The margin narrowed

10 Mar
“Choose the right price” is a popular local television game show. Joining the game, the player is challenged to identify the exact prices of consumer goods such as shampoos, kitchen wares, perfumes and beverages among others. Although the player gets hints from the audiences at the studio before giving a final decision, they often miss chances to be the winner of the game. The property market is just like that if it comes to looking at the apartment segment. The real prices of apartments are challenging the homebuyer to guess.


The apartment prices are on the decrease under the pressure from dampened sentiment. Some project developers have begun slashing selling prices of apartments. Some say this is the right time to grasp the opportunity while others claim that such declines have yet to reflect the real prices, so they will continue for some time.

Margins narrowed

After a long period of overheating, the property market has been experiencing the fallout from the past credit crunch and then the economic slowdown, with land and housing prices taking a nosedive. Some property firms have been making efforts to pull themselves of the blues.

Several weeks ago, HAGL Land stirred up the quiet market with a surprise announcement by slashing prices of apartments by a stunning 40% to attract potential buyers. Some 500 apartments of the two apartment projects including Hoang Anh Riverview in Thao Dien Ward in District 2 and Phu Hoang Anh in HCMC’s Nha Be District were on the promotion list.

Back to 2007 when the property market was seeing prices running wild, HAGL Land quoted Hoang Anh River View apartments at US$2,300 per square meter and Phu Hoang Anh ones at US$1,800. However, until recently the prices have slid to as low as to US$1,350 and US$1,250 respectively. Explaining the huge price cuts, the company said prices of building materials ware falling, coupled with the low prices the company enjoyed when acquiring land for the projects.

Following HAGL Land, Dat Xanh Real Estate Company has been running an advertising campaign for its SunView Apartment in Tam Phu Ward in HCMC’s Thu Duc District. There are 200 apartments put on sale with prices slashed to US$764 per square meter from the US$1,300 a year ago.

In another project, Daewon Hoan Cau Housing Development Joint Venture Company is offering a price of US$2,000 per square meter for the Cantavil Hoan Cau project on Dien Bien Phu Street in HCMC’s Binh Thanh District. This is the project which sparked a controversy several months ago as a property service company released research results showing a considerable decline in prices in the project. A representative of the Daewon Hoan Cau denied it, saying such information threw the company into a difficult position.

Commenting on the most recent apartment price reductions, Le Tham Duong, head of the Administration Faculty of the HCMC Banking University, said it was just an excuse. Property companies said they were supporting the Government’s economic stimulus program, but in fact, they have no choice but to lower prices to either recoup capital or restructure their investment portfolios, he said. Slashing prices, Duong said, is the wisest decision under the current circumstances and they have to narrow their expected profit margin to survive troubled times.

Financial woo

To some extend, the fall in prices of apartments is sending out a positive signal to the market as there are many transactions reported in the last few weeks. However, this would not have happened if there had been no promise of financial support from banks. Most of the projects that are on the price promotion rampage have got pledges from banks to offer loans worth at least 70% of the value of an apartment.

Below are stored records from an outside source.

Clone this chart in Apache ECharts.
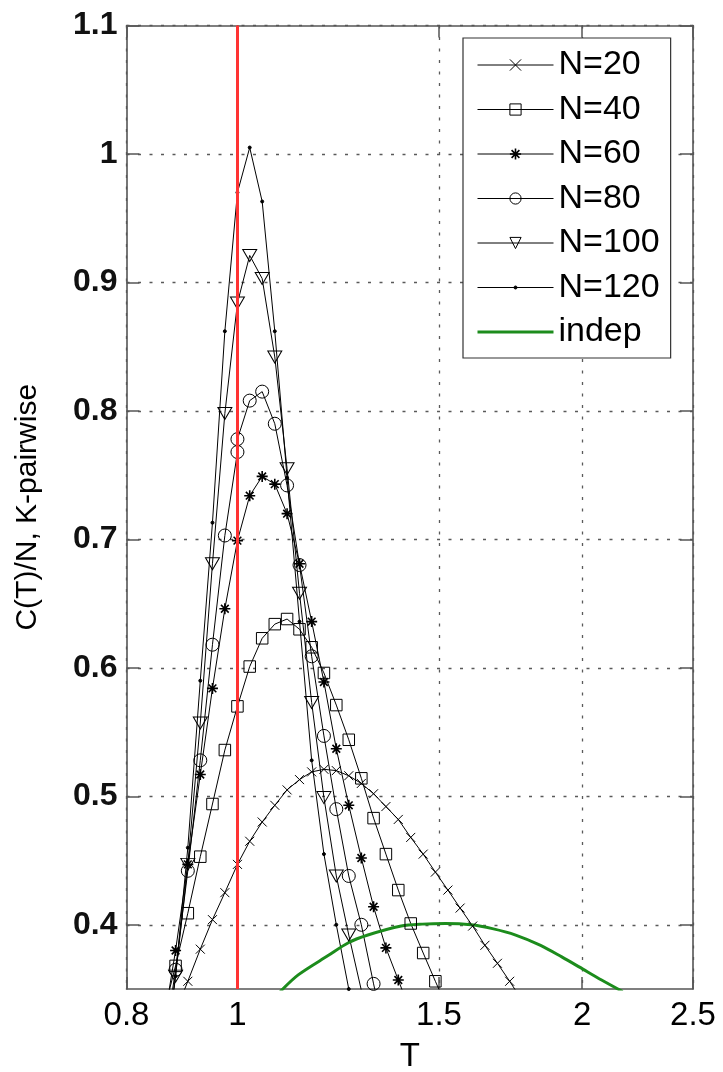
<!DOCTYPE html>
<html>
<head>
<meta charset="utf-8">
<script src="https://cdn.jsdelivr.net/npm/echarts@6/dist/echarts.min.js"></script>
<style>html,body{margin:0;padding:0;background:#fff}#chart{width:723px;height:1072px}</style>
</head>
<body>
<div id="chart"></div>
<script>
// ---- data ----
const T20 = [0.883,0.905,0.928,0.951,0.975,1.000,1.025,1.051,1.078,1.105,1.133,1.161,1.190,1.220,1.251,1.283,1.315,1.348,1.382,1.417,1.453,1.489,1.527,1.565,1.605,1.645,1.687,1.729,1.773];
const C20 = [0.332,0.356,0.381,0.404,0.425,0.447,0.465,0.480,0.493,0.505,0.513,0.519,0.521,0.520,0.516,0.510,0.502,0.492,0.482,0.468,0.455,0.441,0.427,0.413,0.399,0.384,0.370,0.356,0.341];

const T40 = [0.861,0.883,0.905,0.928,0.951,0.975,1.000,1.025,1.051,1.078,1.105,1.133,1.161,1.190,1.220,1.251,1.283,1.315,1.348,1.382,1.417,1.453,1.489,1.527];
const C40 = [0.330,0.368,0.409,0.453,0.494,0.536,0.570,0.601,0.623,0.634,0.638,0.630,0.616,0.596,0.571,0.544,0.514,0.483,0.455,0.427,0.401,0.378,0.356,0.334];

const T60 = [0.861,0.883,0.905,0.928,0.951,0.975,1.000,1.025,1.051,1.078,1.105,1.133,1.161,1.190,1.220,1.251,1.283,1.315,1.348,1.382,1.417];
const C60 = [0.320,0.380,0.447,0.517,0.584,0.646,0.699,0.734,0.749,0.743,0.720,0.681,0.636,0.589,0.537,0.493,0.452,0.414,0.382,0.357,0.332];

const T80 = [0.861,0.883,0.905,0.928,0.951,0.975,1.000,1.000,1.025,1.051,1.078,1.105,1.133,1.161,1.190,1.220,1.251,1.283,1.315,1.348];
const C80 = [0.300,0.365,0.442,0.528,0.618,0.703,0.768,0.778,0.808,0.815,0.790,0.742,0.680,0.609,0.547,0.490,0.438,0.400,0.354,0.310];

const T100 = [0.861,0.883,0.905,0.928,0.951,0.975,1.000,1.025,1.051,1.078,1.105,1.133,1.161,1.190,1.220,1.251,1.283,1.315];
const C100 = [0.290,0.360,0.447,0.557,0.681,0.798,0.884,0.921,0.903,0.842,0.755,0.658,0.573,0.499,0.438,0.392,0.349,0.310];

const T120 = [0.861,0.883,0.905,0.928,0.951,0.975,1.000,1.025,1.051,1.078,1.105,1.133,1.161,1.190,1.220,1.251,1.283];
const C120 = [0.280,0.360,0.460,0.590,0.713,0.862,0.970,1.005,0.963,0.862,0.748,0.636,0.528,0.455,0.400,0.350,0.310];

const Tind = [1.09,1.13,1.20,1.25,1.30,1.39,1.45,1.52,1.60,1.67,1.75,1.84,1.92,1.99,2.08,2.17];
const Cind = [0.348,0.361,0.376,0.386,0.392,0.399,0.4005,0.401,0.400,0.397,0.392,0.384,0.375,0.367,0.357,0.348];

const seriesNames = ['N=20','N=40','N=60','N=80','N=100','N=120','indep'];
const xTicks = [0.8, 1, 1.5, 2, 2.5];
const yTicks = [0.4, 0.5, 0.6, 0.7, 0.8, 0.9, 1.0, 1.1];
const criticalT = [1];

// ---- chart ----
const FONT = '"Liberation Sans", Arial, sans-serif';
const AX = '#555';
const GREEN = '#1c8c1c';
const pair = (ts, cs) => ts.map((t, i) => [t, cs[i]]);
const dotted = {color: '#5a5a5a', width: 1.3, type: [3, 8.5]};

function curve(name, ts, cs, symbol, size, extra) {
  return Object.assign({
    name: name, type: 'line', data: pair(ts, cs),
    symbol: symbol, symbolSize: size, showSymbol: true,
    lineStyle: {color: '#000', width: 1},
    itemStyle: {color: 'rgba(0,0,0,0)', borderColor: '#000', borderWidth: 1},
    emphasis: {disabled: true}, z: 3, clip: true
  }, extra || {});
}

const series = [
  curve(seriesNames[0], T20, C20, 'path://M0,0L10,10M10,0L0,10', 9),
  curve(seriesNames[1], T40, C40, 'rect', 11.5),
  curve(seriesNames[2], T60, C60, 'path://M5,0L5,10M0,5L10,5M1.5,1.5L8.5,8.5M8.5,1.5L1.5,8.5', 11,
        {itemStyle: {color: 'rgba(0,0,0,0)', borderColor: '#000', borderWidth: 1.6}}),
  curve(seriesNames[3], T80, C80, 'circle', 13),
  curve(seriesNames[4], T100, C100, 'triangle', [14, 12], {symbolRotate: 180}),
  curve(seriesNames[5], T120, C120, 'circle', 3,
        {itemStyle: {color: '#000', borderColor: '#000', borderWidth: 1}}),
  {
    name: seriesNames[6], type: 'line', data: pair(Tind, Cind), symbol: 'none', smooth: 0.3,
    lineStyle: {color: GREEN, width: 3}, itemStyle: {color: GREEN, borderWidth: 0},
    emphasis: {disabled: true}, z: 3, clip: true,
    markLine: {
      silent: true, symbol: ['none', 'none'], label: {show: false}, z: 4,
      lineStyle: {color: '#ff3333', width: 3, type: 'solid'},
      emphasis: {disabled: true},
      data: criticalT.map(v => ({xAxis: v}))
    }
  }
];

const option = {
  animation: false,
  backgroundColor: '#fff',
  grid: {left: 126.5, right: 30, top: 25.5, bottom: 83, containLabel: false, outerBoundsMode: 'none'},
  legend: {
    data: [seriesNames[0], seriesNames[1], seriesNames[2], seriesNames[3], seriesNames[4],
      {name: seriesNames[5], icon: 'path://M0,0L0,0M76,14L76,14M0,7L76,7M36.5,7a1.5,1.5 0 1,0 3,0a1.5,1.5 0 1,0 -3,0'},
      {name: seriesNames[6], icon: 'path://M0,0L0,0M76,14L76,14M0,5.5L76,5.5L76,8.5L0,8.5Z'}],
    orient: 'vertical', left: 463, top: 38,
    padding: [9, 11, 8, 14],
    itemWidth: 76, itemHeight: 14, itemGap: 8.5,
    selectedMode: false,
    backgroundColor: '#fff', borderColor: '#333', borderWidth: 1.2,
    itemStyle: {borderWidth: 'inherit'},
    lineStyle: {width: 'inherit'},
    textStyle: {fontFamily: FONT, fontSize: 34, lineHeight: 36, color: '#000'}
  },
  xAxis: [{
    type: 'log', logBase: 10, min: 0.8, max: 2.5, position: 'bottom',
    name: 'T', nameLocation: 'middle', nameGap: 51,
    nameTextStyle: {fontFamily: FONT, fontSize: 33, color: '#000'},
    axisLine: {show: true, onZero: false, lineStyle: {color: AX, width: 1.6}},
    axisTick: {show: true, inside: true, length: 12, customValues: xTicks, lineStyle: {color: AX, width: 1.5}},
    axisLabel: {show: true, customValues: xTicks, margin: 10, fontFamily: FONT, fontSize: 33, color: '#000',
      formatter: v => String(+(+v).toPrecision(3))},
    splitLine: {show: true, lineStyle: dotted},
    minorTick: {show: false}, minorSplitLine: {show: false}
  }, {
    type: 'log', logBase: 10, min: 0.8, max: 2.5, position: 'top',
    axisLine: {show: true, onZero: false, lineStyle: {color: AX, width: 1.6}},
    axisTick: {show: true, inside: true, length: 12, customValues: xTicks, lineStyle: {color: AX, width: 1.5}},
    axisLabel: {show: false}, splitLine: {show: false}
  }],
  yAxis: [{
    type: 'value', min: 0.35, max: 1.1, position: 'left',
    name: 'C(T)/N, K-pairwise', nameLocation: 'middle', nameGap: 84, nameRotate: 90,
    nameTextStyle: {fontFamily: FONT, fontSize: 30, color: '#000'},
    axisLine: {show: true, onZero: false, lineStyle: {color: AX, width: 1.6}},
    axisTick: {show: true, inside: true, length: 13, customValues: yTicks, lineStyle: {color: AX, width: 1.5}},
    axisLabel: {show: true, customValues: yTicks, margin: 9, fontFamily: FONT, fontSize: 32, fontWeight: 'bold', color: '#111',
      formatter: v => String(+(+v).toFixed(2))},
    splitLine: {show: true, lineStyle: dotted}
  }, {
    type: 'value', min: 0.35, max: 1.1, position: 'right',
    axisLine: {show: true, onZero: false, lineStyle: {color: AX, width: 1.6}},
    axisTick: {show: true, inside: true, length: 13, customValues: yTicks, lineStyle: {color: AX, width: 1.5}},
    axisLabel: {show: false}, splitLine: {show: false}
  }],
  series: series
};

const chart = echarts.init(document.getElementById('chart'), null, {renderer: 'canvas', width: 723, height: 1072});
chart.setOption(option);
</script>
</body>
</html>
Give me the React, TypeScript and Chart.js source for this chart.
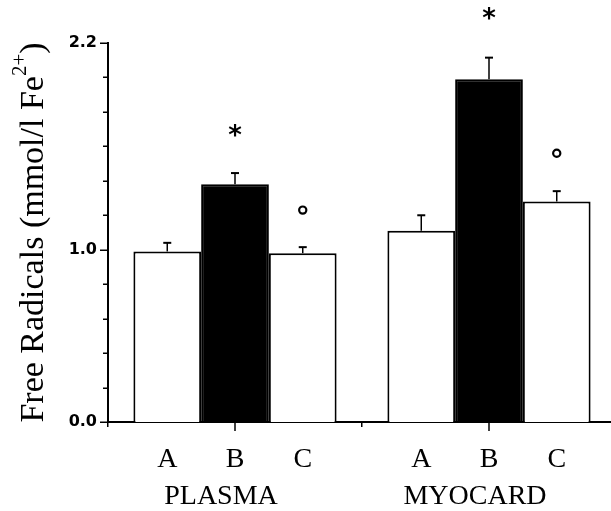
import React, { useEffect, useRef } from "react";
import { Chart, registerables } from "chart.js";

Chart.register(...registerables);

// ---- data ----
const groups = ["PLASMA", "MYOCARD"];
const conditions = ["A", "B", "C"];
const valuesA = [0.99, 1.11];
const valuesB = [1.38, 1.99];
const valuesC = [0.98, 1.28];
const errorsA = [0.05, 0.09];
const errorsB = [0.065, 0.125];
const errorsC = [0.035, 0.06];
const markerSymbols = ["", "*", "o"];
const markerA: (number | null)[] = [null, null];
const markerB: (number | null)[] = [1.69, 2.37];
const markerC: (number | null)[] = [1.23, 1.56];
const yLabelledTicks = [0, 1.0, 2.2];
const yTickValues = [0, 0.2, 0.4, 0.6, 0.8, 1.0, 1.2, 1.4, 1.6, 1.8, 2.0, 2.2];
const yMin = 0;
const yMax = 2.2;
const yTitleMain = "Free Radicals (mmol/l Fe";
const yTitleSup = "2+";
const yTitleEnd = ")";

const errors = [errorsA, errorsB, errorsC];
const markers = [markerA, markerB, markerC];

const SERIF = "'Liberation Serif', 'Times New Roman', serif";

const isLabelled = (n: number) => yLabelledTicks.some((t) => Math.abs(t - n) < 1e-6);

const overlay = {
  id: "overlay",
  afterDraw(chart: any) {
    const ctx: CanvasRenderingContext2D = chart.ctx;
    const ys = chart.scales.y;
    const xs = chart.scales.x;
    const ca = chart.chartArea;
    ctx.save();
    ctx.fillStyle = "#000";
    ctx.strokeStyle = "#000";

    // y tick marks (minor + labelled)
    ctx.lineWidth = 1.5;
    yTickValues.forEach((t) => {
      const py = Math.round(ys.getPixelForValue(t)) + 0.25;
      const len = isLabelled(t) ? 8 : 5;
      ctx.beginPath();
      ctx.moveTo(ca.left, py);
      ctx.lineTo(ca.left - len, py);
      ctx.stroke();
    });

    chart.data.datasets.forEach((ds: any, di: number) => {
      const meta = chart.getDatasetMeta(di);
      meta.data.forEach((bar: any, i: number) => {
        const v = ds.data[i];
        const e = errors[di][i];
        const top = ys.getPixelForValue(v);
        const et = ys.getPixelForValue(v + e);
        // error bar
        ctx.lineWidth = 1.5;
        ctx.beginPath();
        ctx.moveTo(bar.x, top);
        ctx.lineTo(bar.x, et);
        ctx.stroke();
        ctx.lineWidth = 2;
        ctx.beginPath();
        ctx.moveTo(bar.x - 4, et);
        ctx.lineTo(bar.x + 4, et);
        ctx.stroke();
        // significance markers
        const m = markers[di][i];
        const sym = markerSymbols[di];
        if (m !== null && sym) {
          const my = ys.getPixelForValue(m);
          if (sym === "o") {
            ctx.lineWidth = 2.2;
            ctx.beginPath();
            ctx.arc(bar.x, my, 3.6, 0, Math.PI * 2);
            ctx.stroke();
          } else {
            ctx.font = "bold 26px 'DejaVu Sans'";
            ctx.textAlign = "center";
            ctx.textBaseline = "alphabetic";
            const mt = ctx.measureText(sym);
            const off = (mt.actualBoundingBoxAscent - mt.actualBoundingBoxDescent) / 2;
            ctx.fillText(sym, bar.x, my + off);
          }
        }
        // condition label
        ctx.font = "28px " + SERIF;
        ctx.textAlign = "center";
        ctx.textBaseline = "alphabetic";
        ctx.fillText(conditions[di], bar.x, ca.bottom + 45);
      });
    });

    // group labels + centre ticks
    groups.forEach((g, i) => {
      const cx = xs.getPixelForValue(i);
      ctx.lineWidth = 1.5;
      ctx.beginPath();
      ctx.moveTo(cx, ca.bottom);
      ctx.lineTo(cx, ca.bottom + 9);
      ctx.stroke();
      ctx.font = "28px " + SERIF;
      ctx.textAlign = "center";
      ctx.fillText(g, cx - 14, ca.bottom + 82);
    });

    // y title with superscript
    const mainFont = "34px " + SERIF;
    const supFont = "21px " + SERIF;
    ctx.font = mainFont;
    const w1 = ctx.measureText(yTitleMain).width;
    const w3 = ctx.measureText(yTitleEnd).width;
    ctx.font = supFont;
    const w2 = ctx.measureText(yTitleSup).width;
    const total = w1 + w2 + w3;
    ctx.translate(43, (ca.top + ca.bottom) / 2);
    ctx.rotate(-Math.PI / 2);
    ctx.textAlign = "left";
    ctx.textBaseline = "alphabetic";
    const sx = -total / 2;
    ctx.font = mainFont;
    ctx.fillText(yTitleMain, sx, 0);
    ctx.font = supFont;
    ctx.fillText(yTitleSup, sx + w1, -17);
    ctx.font = mainFont;
    ctx.fillText(yTitleEnd, sx + w1 + w2, 0);
    ctx.restore();
  },
};

export default function App() {
  const ref = useRef<HTMLCanvasElement>(null);
  useEffect(() => {
    const chart = new Chart(ref.current as HTMLCanvasElement, {
      type: "bar",
      data: {
        labels: groups,
        datasets: [
          { label: conditions[0], data: valuesA, backgroundColor: "#fff", borderColor: "#000", borderWidth: 2 },
          { label: conditions[1], data: valuesB, backgroundColor: "#000", borderColor: "#000", borderWidth: 2 },
          { label: conditions[2], data: valuesC, backgroundColor: "#fff", borderColor: "#000", borderWidth: 2 },
        ],
      },
      options: {
        responsive: false,
        animation: false,
        layout: { padding: { top: 43, right: 4, left: 0, bottom: 0 } },
        plugins: { legend: { display: false }, tooltip: { enabled: false } },
        datasets: { bar: { categoryPercentage: 0.8, barPercentage: 1.0 } },
        scales: {
          x: {
            offset: true,
            grid: { display: true, drawOnChartArea: false, offset: true, tickLength: 5, color: "#000", lineWidth: 1.5 },
            border: { color: "#000", width: 2 },
            ticks: { display: false },
            afterFit: (s: any) => {
              s.height = 89;
            },
          },
          y: {
            min: yMin,
            max: yMax,
            afterBuildTicks: (s: any) => {
              s.ticks = yLabelledTicks.map((v) => ({ value: v }));
            },
            ticks: {
              autoSkip: false,
              color: "#000",
              padding: 11,
              font: { family: "'DejaVu Sans'", weight: "bold", size: 16 },
              callback: (v: any) => Number(v).toFixed(1),
            },
            grid: { display: false, drawTicks: false },
            border: { display: true, color: "#000", width: 2 },
            afterFit: (s: any) => {
              s.width = 108;
            },
          },
        },
      } as any,
      plugins: [overlay],
    });
    return () => chart.destroy();
  }, []);
  return (
    <div style={{ position: "fixed", left: 0, top: 0, width: 611, height: 511, overflow: "hidden", background: "#fff" }}>
      <canvas ref={ref} width={620} height={511} style={{ display: "block", width: 620, height: 511 }} />
    </div>
  );
}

For example, Sai Gon Thuong Tin Real Estate Joint Stock Company (Sacomreal), which is distributing some 300 Hoang Anh Riverview apartments, is supporting the homebuyer with loans from Sacombank, Vietcombank and Bank for Investment and Development of Vietnam (BIDV), with repayments to be made for 10 to 20 years.

Phu My Hung Corporation (PMH) early this month started selling apartments in the Riverside Residence project at VND37 million per square meter. The company said 128 apartments were snapped up within one morning. Twelve banks were backing the company by providing loans up to 70% of the value of an apartment for the buyer. The term of loans is up to 20 years.

Besides prices, financial support is a vital condition for both project developers and homebuyers. With the market becoming busier in the last several weeks, some say the market is being warmed up, but others show a conservative attitude as prices of apartments remain high regardless of the most recent drops.

However, the current market conditions are still for a certain group of moneyed people since many people with limited finances but real demand for a home are still seeing the current apartment prices unaffordable.